Ismene (left) looks on disconcertedly as her sister, Antíkoni, beholds the ancestral warriors’ remains sitting in the crate of the museum’s basement. Credit: Grettel Cortes Photography.
Rather than in the Autry’s on-site theater, Native Voices situated this play at the Autry’s Southwest campus, that is, the historic Southwest Museum of the American Indian. Founded in 1907, L.A.’s Southwest Museum was the oldest museum in the city, with dated facilities in the care of its objects. Updating the facilities involved reckoning with the painful legacy of its collections, a reckoning that requires reparative work such as repatriation of its many human remains and funerary objects. The Southwest Museum’s grounds and objects came under the stewardship of The Autry Museum of The West in 2003 to better steward the Southwest Museum’s collections, both in terms of conservation and repatriation. The Autry relocated the collections over the course of a decade and finally shuttered the older museum in 2022.
In re-activating the museum, this staging emphasizes the characters’ struggles to realize different paths to repatriation as a form of justice. The remnants of the former museum space, including display cases and former labels with new curation as set design, situates the audience as part of the action of the play. The setting is intimate and immersive—with about 60 audience members in the sold-out showing, encircling while also sitting as part of the production—while also imbued with the structures of colonial acquisition practices as part of the outer exhibition setting. Antíkoni is then an adaptation that places questions of Indigenous sovereignty amid living in a settler-colonial state and its institutions, as well as kinship responsibilities toward the dead.

Antíkoni reaches for the stars and Indigenous stories as her fiancé and assistant director under Kreon, Haemon (left; played by Kholan Studi; Cherokee), looks on. Credit: Grettel Cortes Photography.
The play opens by establishing Antíkoni, played by Lingít actor Erin Xáalnook Tripp, and her law-student sister, Ismene (Isabella Madrigal; Cahuilla/Turtle Mountain Ojibwe), who we soon find out are nieces of not King, but Museum Director, Kreon (Frank Henry Katasse; Lingít). The establishing conflict involves the remains of two brothers—19th-century Cayuse and Crow affiliated warriors whose bodies became objects for auction in Paris—and the question of what their reunion in the basement of an Indigenous-led but state-owned museum might mean in terms of justice for Indigenous peoples past and present. Following the original Greek play’s roles, the sisters each present two differing approaches to justice. Antíkoni aims to break the law in order to ensure the brothers are properly buried back on their homelands—what is commonly called rematriation—rather than kept captive in the museum’s basement. Ultimately, the sisters question whether it is better to achieve their goal of the return or liberation of ancestors working through or outside of institutions and their laws. While Ismene struggles with defining her role in maintaining the state’s law, and finding social justice through the legal justice system, Antíkoni demands swifter justice through direct action.
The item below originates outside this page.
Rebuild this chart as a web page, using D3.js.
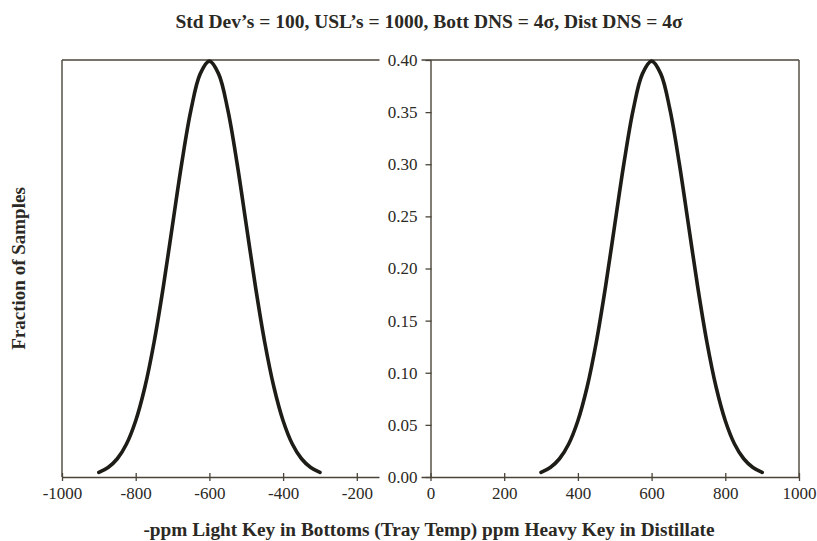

Kreon represents a third approach rooted in institutional stewardship, as custodian of the past within the (white, colonial) National Party’s state. He draws from the example of Ishi, who in both life and death was a captive of anthropology and its museums. In the early 20th century, the Hearst Museum of Anthropology kept Ishi as a specimen for the sake of studying the Yahi language, and after death housed in the museum collection. And yet, as Kreon argues, through that captivity, language was preserved. Piatote, who teaches English at University of California, Berkeley, cited the Kennewick man as one source of inspiration, but the play’s reference to Ishi also underscores the sordid history of her own campus’s complicity: It was Berkeley’s Alfred Kroeber and his colleagues who made the same argument as Kreon to keep Ishi confined to the museum.

Projected from a liminal space beyond home and her people, freedom and captivity, and life and death, Antíkoni addresses the cast and the audience for her final monologue. Credit: Grettel Cortes Photography.
Piatote’s version of the Greek myth is a deeply feminist play, like other adaptations, but one that reflects on women’s centricity to Native life specifically. Women’s relational roles and responsibilities in many Native communities have sustained their significance despite colonial impositions of cis-heteropatriarchy. In this way, Native “feminism” exists separately from European/American equal-rights movements, since it instead involves a perpetuation or reclamation of Indigenous kinship. As Sophocles’ play involved a chorus, or group that acted to serve as a community for commentary throughout the play, Piatote’s chorus is a trio of Native Aunties. The Aunties (Arigon Starr, Gigi Buddie, and Dawn Lura), who take their seats among the audience members while chatting and laughing, but also knitting, as part of their acting in the show. Beadwork also features prominently: The set design centers Anishinaabe embroidery motifs and in the opening scene, while Ismene studies, Antíkoni beads. These details emphasize the overall messages of the play, where speeches consider not just the return of ancestors and a historical narrative struggle, but how history mutes the many violences that Indigenous women face from the colonial state.
Yet throughout the play, these women find joy, a sort of resistance. A combination of escalating threats to Native sovereignty, from cuts to tribal colleges and universities to increasing encroachments on Native governance and resource management, make the need for Indigenous feminist leadership more important than ever. While Native women leaders in the government, such as Deb Haaland and Shelly Lowe, no longer serve federal office, Antíkoni can remind us that there are still other routes for Indigenous feminist persistence. We can see these efforts in not only rematriation, but through mutual aid, educational outreach, reproductive justice, environmental justice, and other organized collective actions. At the same time, the play reminds us of the most essential resistance of all: living and thriving in community, as embodied by the Aunties. Antíkoni, both as a play and titular character, responds that justice toward the ancestors, toward the past and the dead, involves seeking to serve the living and future generations by unburying wrongs.